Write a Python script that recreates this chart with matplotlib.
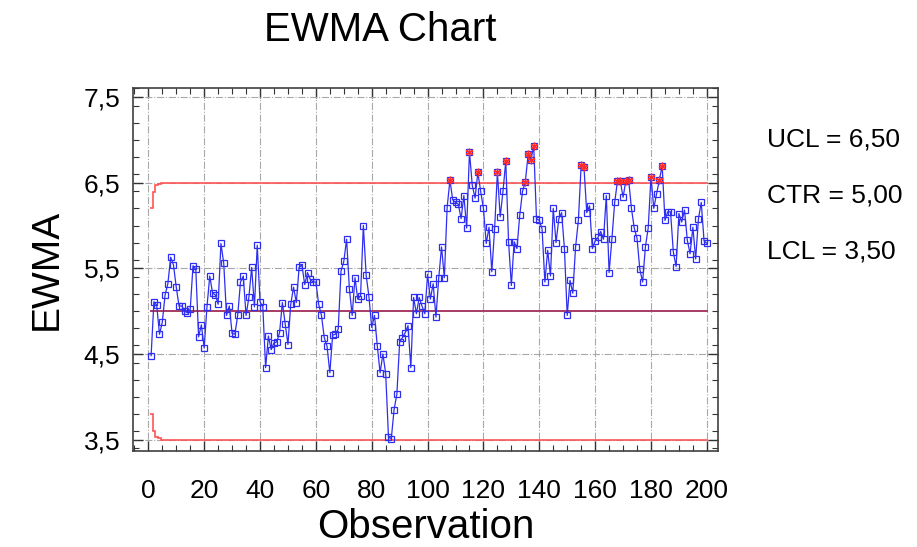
import numpy as np
import matplotlib.pyplot as plt
from matplotlib.ticker import MultipleLocator, FuncFormatter

plt.rcParams['font.family'] = ['Liberation Sans', 'DejaVu Sans']

# EWMA statistic for observations 1..200
ewma = [
    4.48, 5.11, 5.07, 4.73, 4.87, 5.19, 5.32, 5.63, 5.54, 5.28,
    5.06, 5.06, 5.00, 4.98, 5.02, 5.53, 5.49, 4.70, 4.84, 4.57,
    5.05, 5.41, 5.21, 5.19, 5.08, 5.79, 5.56, 4.95, 5.06, 4.74,
    4.73, 4.95, 5.34, 5.41, 4.95, 5.16, 5.51, 5.05, 5.77, 5.11,
    5.05, 4.34, 4.71, 4.55, 4.63, 4.64, 4.75, 5.10, 4.85, 4.61,
    5.08, 5.28, 5.10, 5.51, 5.54, 5.31, 5.45, 5.37, 5.34, 5.34,
    5.08, 4.95, 4.69, 4.59, 4.28, 4.72, 4.73, 4.79, 5.47, 5.58,
    5.84, 5.26, 4.95, 5.39, 5.14, 5.18, 6.00, 5.42, 5.17, 4.81,
    4.95, 4.59, 4.28, 4.50, 4.27, 3.53, 3.51, 3.85, 4.03, 4.64,
    4.69, 4.75, 4.83, 4.34, 5.16, 4.97, 5.16, 5.06, 4.97, 5.43,
    5.14, 5.32, 4.93, 5.39, 5.75, 5.39, 6.21, 6.53, 6.30, 6.27,
    6.25, 6.08, 6.35, 5.97, 6.86, 6.47, 6.32, 6.62, 6.40, 6.20,
    5.79, 5.98, 5.46, 5.96, 6.62, 6.10, 6.40, 6.75, 5.81, 5.30,
    5.81, 5.73, 6.12, 6.40, 6.51, 6.83, 6.77, 6.93, 6.08, 6.06,
    5.96, 5.34, 5.71, 5.41, 6.20, 5.80, 6.08, 6.15, 5.73, 4.95,
    5.36, 5.21, 5.75, 6.06, 6.71, 6.68, 6.15, 6.23, 5.73, 5.82,
    5.86, 5.93, 5.84, 6.35, 5.45, 5.84, 6.27, 6.52, 6.52, 6.33,
    6.52, 6.53, 6.20, 5.97, 5.85, 5.49, 5.34, 5.75, 5.97, 6.57,
    6.20, 6.37, 6.53, 6.70, 6.06, 6.16, 6.16, 5.69, 5.52, 6.14,
    6.04, 6.18, 5.83, 5.67, 5.98, 5.61, 6.08, 6.27, 5.82, 5.79,
]

center = 5.0
ucl_value = 6.5
lcl_value = 3.5
# share of the full limit width at the first observations
limit_ramp = [0.80, 0.93, 0.98, 0.99]

ewma = np.array(ewma)
obs = np.arange(1, len(ewma) + 1)
ramp = np.ones(len(obs))
ramp[:len(limit_ramp)] = limit_ramp
ucl = center + (ucl_value - center) * ramp
lcl = center - (center - lcl_value) * ramp
edges = np.append(obs - 0.5, obs[-1] + 0.5)

fig = plt.figure(figsize=(9.17, 5.47), dpi=100)
ax = fig.add_axes([0.145, 0.176, 0.638, 0.663])

ax.grid(True, which='major', linestyle='-.', color='#a8a8a8', linewidth=0.8)
ax.set_axisbelow(True)

ax.stairs(ucl, edges, baseline=None, color='#ff5555', linewidth=1.2)
ax.stairs(lcl, edges, baseline=None, color='#ff5555', linewidth=1.2)
ax.hlines(center, edges[0], edges[-1], color='#9a1a4a', linewidth=1.2)

blue = '#2e2ef0'
ax.plot(obs, ewma, color=blue, linewidth=0.9, marker='s', markersize=4.5,
        markerfacecolor='none', markeredgecolor=blue, markeredgewidth=0.9)
out = (ewma > ucl) | (ewma < lcl)
ax.plot(obs[out], ewma[out], linestyle='none', marker=(6, 2, 0),
        markersize=5.5, color='#ff2a2a', markeredgewidth=1.0)

ax.set_xlim(-5.5, 204)
ax.set_ylim(3.37, 7.605)
ax.xaxis.set_major_locator(MultipleLocator(20))
ax.xaxis.set_minor_locator(MultipleLocator(5))
ax.yaxis.set_minor_locator(MultipleLocator(0.2))
ax.set_yticks([3.5, 4.5, 5.5, 6.5, 7.5])
ax.yaxis.set_major_formatter(FuncFormatter(lambda v, p: f'{v:.1f}'.replace('.', ',')))

ax.tick_params(which='both', direction='in', top=True, right=True,
               labelsize=19, colors='#333333', labelcolor='black')
ax.tick_params(which='major', length=7, width=1)
ax.tick_params(which='minor', length=4, width=0.8)
ax.tick_params(axis='x', which='major', pad=20)
ax.tick_params(axis='y', which='major', pad=9)
for s in ax.spines.values():
    s.set_color('#404040')
    s.set_linewidth(1.2)

ax.set_xlabel('Observation', fontsize=29, labelpad=4)
ax.set_ylabel('EWMA', fontsize=28, labelpad=14)
fig.text(380 / 917, 1 - 30 / 547, 'EWMA Chart', ha='center', va='center', fontsize=29)

labels = [f'UCL = {ucl_value:.2f}', f'CTR = {center:.2f}', f'LCL = {lcl_value:.2f}']
for k, txt in enumerate(labels):
    fig.text(767 / 917, 1 - (140 + 56 * k) / 547, txt.replace('.', ','),
             ha='left', va='center', fontsize=19)

fig.savefig('out.png', dpi=100)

**Challenge:** Within the listing above, find every line containing the string "matplotlib" and return it.

**Result of this task:**
Write a Python script that recreates this chart with matplotlib.
import matplotlib.pyplot as plt
from matplotlib.ticker import MultipleLocator, FuncFormatter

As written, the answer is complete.